Joe Chapman
- Full name: Joseph S. Chapman
- Country: British Virgin Islands
- Born: 22 July 1990 (age 35) Bristol, United Kingdom

= Joe Chapman (squash player) =

Squash player

Joseph S. Chapman (born 22 July 1990 in Bristol, United Kingdom) is a squash player who represents the British Virgin Islands in regional Games as well as at the CAC Games and Commonwealth Games Melbourne 2006, Delhi 2010, Glasgow 2014 and Gold Coast 2018. In Melbourne 2006 he became the youngest player to compete in squash. In Delhi 2010 he was the nation's flag-bearer. In Gold Coast he won the plate competition by beating Cayman Islands Cameron Stafford in the finals.

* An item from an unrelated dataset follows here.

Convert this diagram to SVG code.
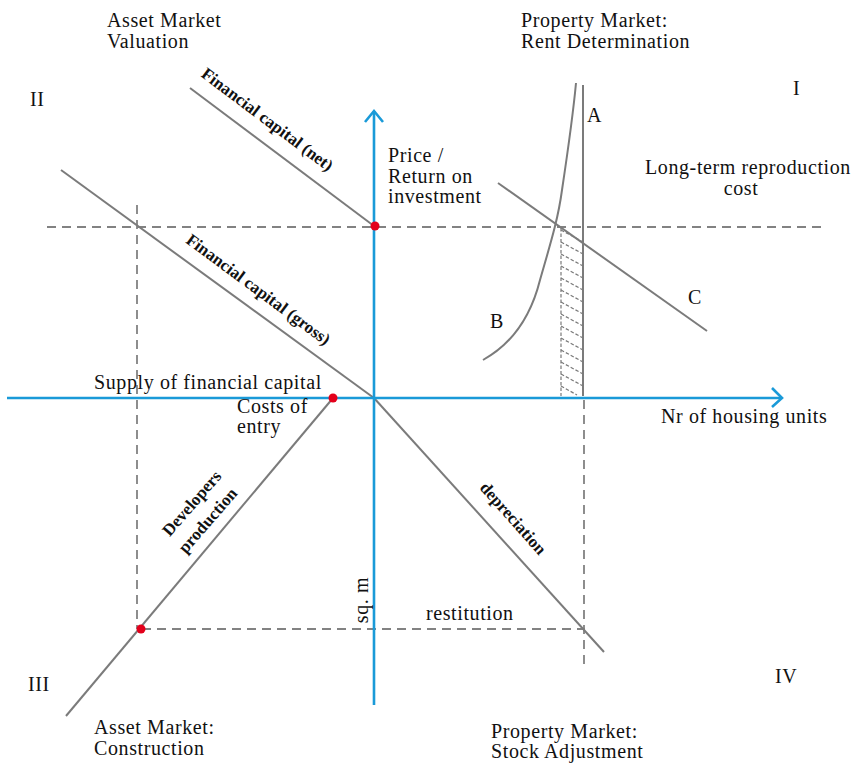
<svg xmlns="http://www.w3.org/2000/svg" width="864" height="763" viewBox="0 0 864 763">
<style>
.t{font-family:"Liberation Serif","Times New Roman",serif;font-size:20px;letter-spacing:0.6px;fill:#111}
.b{font-family:"Liberation Serif","Times New Roman",serif;font-size:17px;font-weight:bold;fill:#111}
.ln{stroke:#7b7b7b;stroke-width:2;fill:none}
.ds{stroke:#828282;stroke-width:1.8;stroke-dasharray:9,6;fill:none}
.ht{stroke:#7a7a7a;stroke-width:1.2;stroke-dasharray:3.5,2;fill:none}
.ax{stroke:#1a9ad8;stroke-width:2.6;fill:none}
.dot{fill:#e3001b}
</style>
<rect width="864" height="763" fill="#fff"/>
<g id="guides">
<path class="ds" d="M47,227 H822"/>
<path class="ds" d="M137,205 V629"/>
<path class="ds" d="M142,629 H585"/>
<path class="ds" d="M584,400 V665"/>
<path class="ht" d="M561,228 V396"/>
<path class="ht" d="M561,230 L583,242 M561,242 L583,254 M561,254 L583,266 M561,266 L583,278 M561,278 L583,290 M561,290 L583,302 M561,302 L583,314 M561,314 L583,326 M561,326 L583,338 M561,338 L583,350 M561,350 L583,362 M561,362 L583,374 M561,374 L583,386 M561,386 L577,395"/>
</g>
<g id="connectors">
<path class="ln" d="M190,88 L374,226"/>
<path class="ln" d="M61,170 L374,398"/>
<path class="ln" d="M374,398 L604,652"/>
<path class="ln" d="M333,398 L66,716"/>
<path class="ln" d="M498,183 L707,331"/>
<path class="ln" d="M583,85 V396"/>
<path class="ln" d="M483,360 C510,345 530,320 540,280 C550,245 558,220 562,190 C568,150 573,115 576,83"/>
</g>
<g id="axes">
<path class="ax" d="M374,705 V111"/>
<path class="ax" d="M365,122 L374,111 L383,122"/>
<path class="ax" d="M7,398 H781"/>
<path class="ax" d="M772,388 L782,398 L772,407"/>
</g>
<g id="points">
<circle class="dot" cx="375" cy="226" r="4.5"/>
<circle class="dot" cx="333" cy="398" r="4.5"/>
<circle class="dot" cx="141" cy="629" r="4.5"/>
</g>
<g id="quadrant-labels">
<text class="t" x="107" y="27">Asset Market</text>
<text class="t" x="107" y="48">Valuation</text>
<text class="t" x="521" y="27">Property Market:</text>
<text class="t" x="521" y="48">Rent Determination</text>
<text class="t" x="94" y="734">Asset Market:</text>
<text class="t" x="94" y="755">Construction</text>
<text class="t" x="491" y="738">Property Market:</text>
<text class="t" x="491" y="758">Stock Adjustment</text>
<text class="t" x="30" y="106">II</text>
<text class="t" x="793" y="95">I</text>
<text class="t" x="28" y="691">III</text>
<text class="t" x="775" y="683">IV</text>
</g>
<g id="labels">
<text class="t" x="587" y="122">A</text>
<text class="t" x="490" y="328">B</text>
<text class="t" x="688" y="304">C</text>
<text class="t" x="388" y="162">Price /</text>
<text class="t" x="388" y="183">Return on</text>
<text class="t" x="388" y="203">investment</text>
<text class="t" x="645" y="174">Long-term reproduction</text>
<text class="t" x="741" y="195" text-anchor="middle">cost</text>
<text class="t" x="94" y="389">Supply of financial capital</text>
<text class="t" x="237" y="413">Costs of</text>
<text class="t" x="237" y="433">entry</text>
<text class="t" x="661" y="423">Nr of housing units</text>
<text class="t" x="426" y="620">restitution</text>
<text class="t" transform="translate(368,600) rotate(-90)" text-anchor="middle">sq. m</text>
<text class="b" transform="translate(264,124) rotate(36.9)" text-anchor="middle">Financial capital (net)</text>
<text class="b" transform="translate(255,294) rotate(36.5)" text-anchor="middle">Financial capital (gross)</text>
<text class="b" transform="translate(509,522) rotate(48.5)" text-anchor="middle">depreciation</text>
<text class="b" transform="translate(196,507) rotate(-49)" text-anchor="middle">Developers</text>
<text class="b" transform="translate(212,524) rotate(-49)" text-anchor="middle">production</text>
</g>
</svg>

Chapman is the son of Mark and Heather Chapman. He attended The University of Rochester studying Economics and completed in NCAA Division 1 squash for the Yellowjackets.

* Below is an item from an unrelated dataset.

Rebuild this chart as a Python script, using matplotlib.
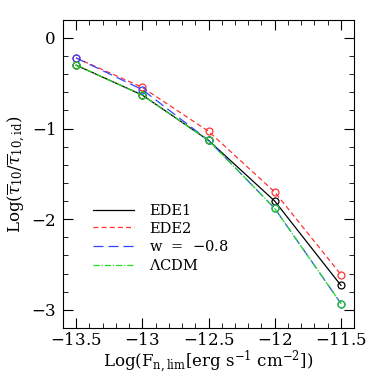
import matplotlib
matplotlib.use('Agg')
import matplotlib.pyplot as plt
from matplotlib.ticker import MultipleLocator

plt.rcParams['font.family'] = 'DejaVu Serif'
plt.rcParams['mathtext.fontset'] = 'dejavuserif'

# Data
logF = [-13.5, -13.0, -12.5, -12.0, -11.5]
ede1 = [-0.30, -0.63, -1.13, -1.80, -2.73]
ede2 = [-0.22, -0.545, -1.03, -1.70, -2.61]
w08 = [-0.22, -0.57, -1.13, -1.88, -2.93]
lcdm = [-0.30, -0.63, -1.13, -1.88, -2.93]

fig = plt.figure(figsize=(3.74, 3.74), dpi=100)
ax = fig.add_axes([0.168, 0.123, 0.779, 0.824])

ax.plot(logF, ede1, color='black', ls='-', lw=0.9, label='EDE1')
ax.plot(logF, ede2, color='#ff3333', ls=(0, (4, 2.5)), lw=0.9, label='EDE2')
ax.plot(logF, w08, color='#3344ff', ls=(0, (8, 4)), lw=0.9, label='w  =  $-$0.8')
ax.plot(logF, lcdm, color='#22dd22', ls=(0, (5, 1.5, 1, 1.5)), lw=0.9, label=r'$\Lambda$CDM')

for y, c in [(ede1, 'black'), (ede2, '#ff3333'), (w08, '#3344ff'), (lcdm, '#22cc22')]:
    ax.plot(logF, y, 'o', mfc='none', mec=c, ms=5, mew=0.9)

ax.set_xlim(-13.6, -11.4)
ax.set_ylim(-3.2, 0.2)
ax.xaxis.set_minor_locator(MultipleLocator(0.1))
ax.yaxis.set_minor_locator(MultipleLocator(0.2))
ax.set_xticks([-13.5, -13, -12.5, -12, -11.5])
ax.set_xticklabels(['$-$13.5', '$-$13', '$-$12.5', '$-$12', '$-$11.5'])
ax.set_yticks([0, -1, -2, -3])
ax.set_yticklabels(['0', '$-$1', '$-$2', '$-$3'])
ax.tick_params(which='both', direction='in', top=True, right=True, labelsize=12)
ax.tick_params(which='major', length=7)
ax.tick_params(which='minor', length=3.5)
ax.tick_params(axis='x', pad=3)
ax.tick_params(axis='y', pad=5)

ax.set_xlabel(r'Log(F$_{\rm n,lim}$[erg s$^{-1}$ cm$^{-2}$])', fontsize=12, labelpad=0)
ax.set_ylabel(r'Log($\overline{\tau}_{10}/\overline{\tau}_{10,\rm id}$)', fontsize=12, labelpad=2)

ax.legend(loc='lower left', bbox_to_anchor=(0.085, 0.16), frameon=False,
          fontsize=10.5, handlelength=2.8, handletextpad=1.0, labelspacing=0.25,
          borderaxespad=0)

fig.savefig('out.png', dpi=100)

Chapman has been the No. 1 ranked player in the BVI since 2006.

At Delhi 2010 he faced world #16 Cameron Pilley in the first round and lost 5-11, 9-11, 0-11.

==Hurricane Irma==
Chapman has talked about the transformative experience of Hurricane Irma on his worldview, stating in an interview with Guy Spier, " "incredibly devastating to have your properties damaged..but not only that, the country was destroyed."